Senator Hinkle says, not on my watch!

Here in Montana, we put a lot of value in our public lands. They give us access to our outdoor way of life, and drive our economy. You would think that State Senator Jedediah Hinkle, a self-proclaimed protector of “our Montana Heritage,” would support any opportunity to celebrate these lands. Right? After all, his district ranges from the edge of Bozeman to West Yellowstone. It includes some of our most spectacular public lands, which bring a big economic benefit to local businesses and residents.

Senator Jedediah Hinkle

Recently, Rep. Virginia Court of Billings proposed a bill that would recognize our lands with their own day — Public Lands Day — here in Montana. Schools and the public could take the opportunity to celebrate our diverse public lands and to honor conservation heroes like Teddy Roosevelt.

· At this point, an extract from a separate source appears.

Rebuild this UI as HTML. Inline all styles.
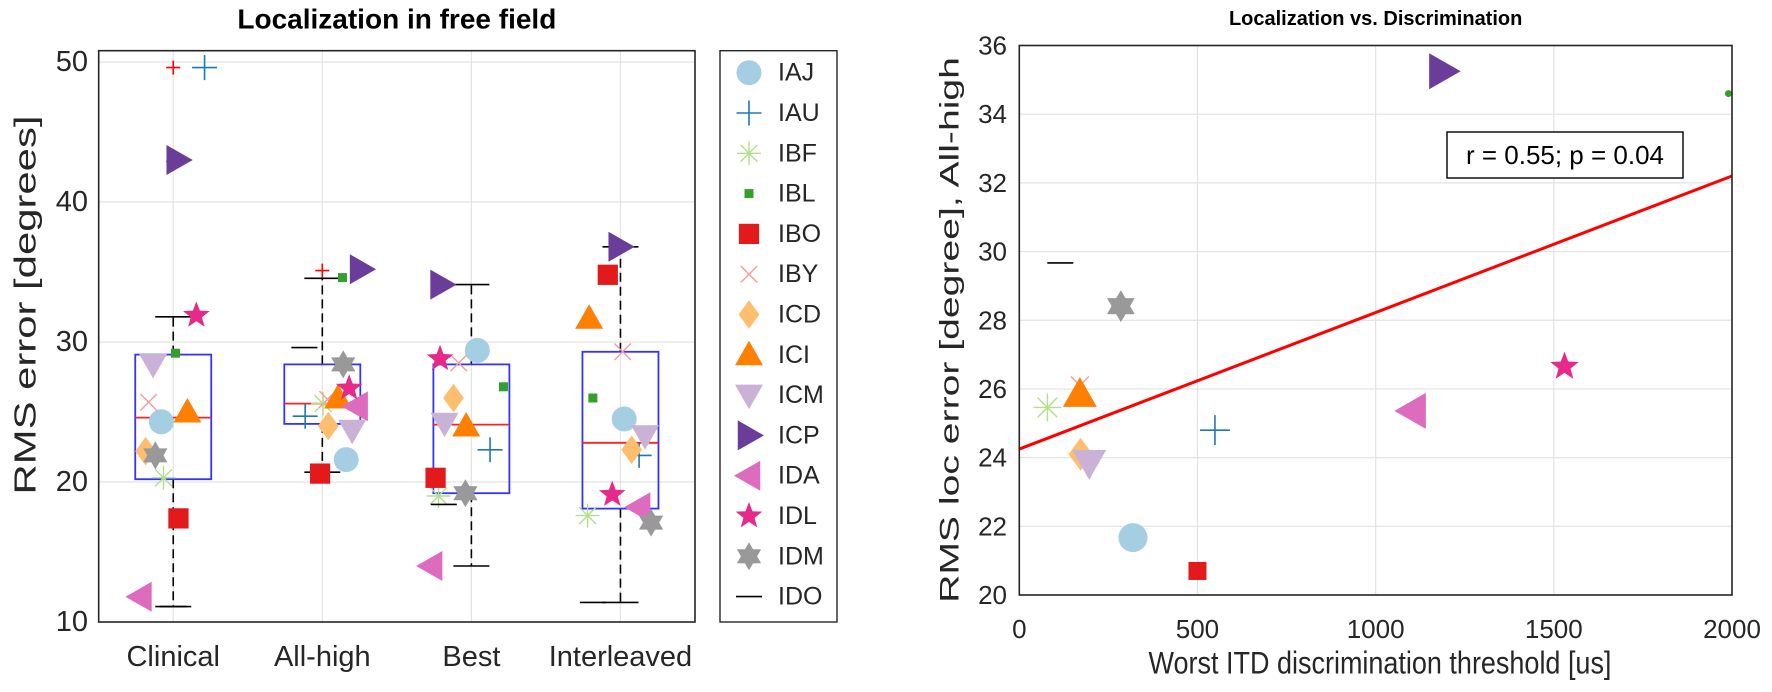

Really, this seems like a pretty straightforward piece of business. It recognizes that our public lands are an important driver of the Montana economy, and it gives a shout-out to the places that make our state so special.

Well, Senator Hinkle didn’t like it.

How can the guy whose district includes access to Yellowstone National Park, the Hyalite-Porcupine, the Lee-Metcalf Wilderness, the Taylor-Hilgard Basin, and the Gallatin River be against the celebration of these lands by school kids and families?

Horse train in Yellowstone National Park. Photo by Alzada Roche.

Hinkle was joined by his officemate, Senator Jennifer Fielder, in an attempt to squash this bill. Not great company as she is known for her attempts to sell off federal public lands, which could ultimately hurt our ability to use them.

In the hearing, Hinkle nitpicked over language and semantics. The bill’s sponsor offered to let him amend the bill’s language if it would make him more comfortable. But he didn’t take her up on that offer. It makes you wonder if he was really interested in getting this bipartisan bill passed, or if just wanted to argue for the sake of argument.

This was a simple, feel-good, non-controversial bill that would have celebrated something we all love. Come on, Hinkle. Even the U.S. Senate could pass a resolution by a 100-0 vote establishing a National Parks Week, and we all know how effective those folks are! You can do better than this.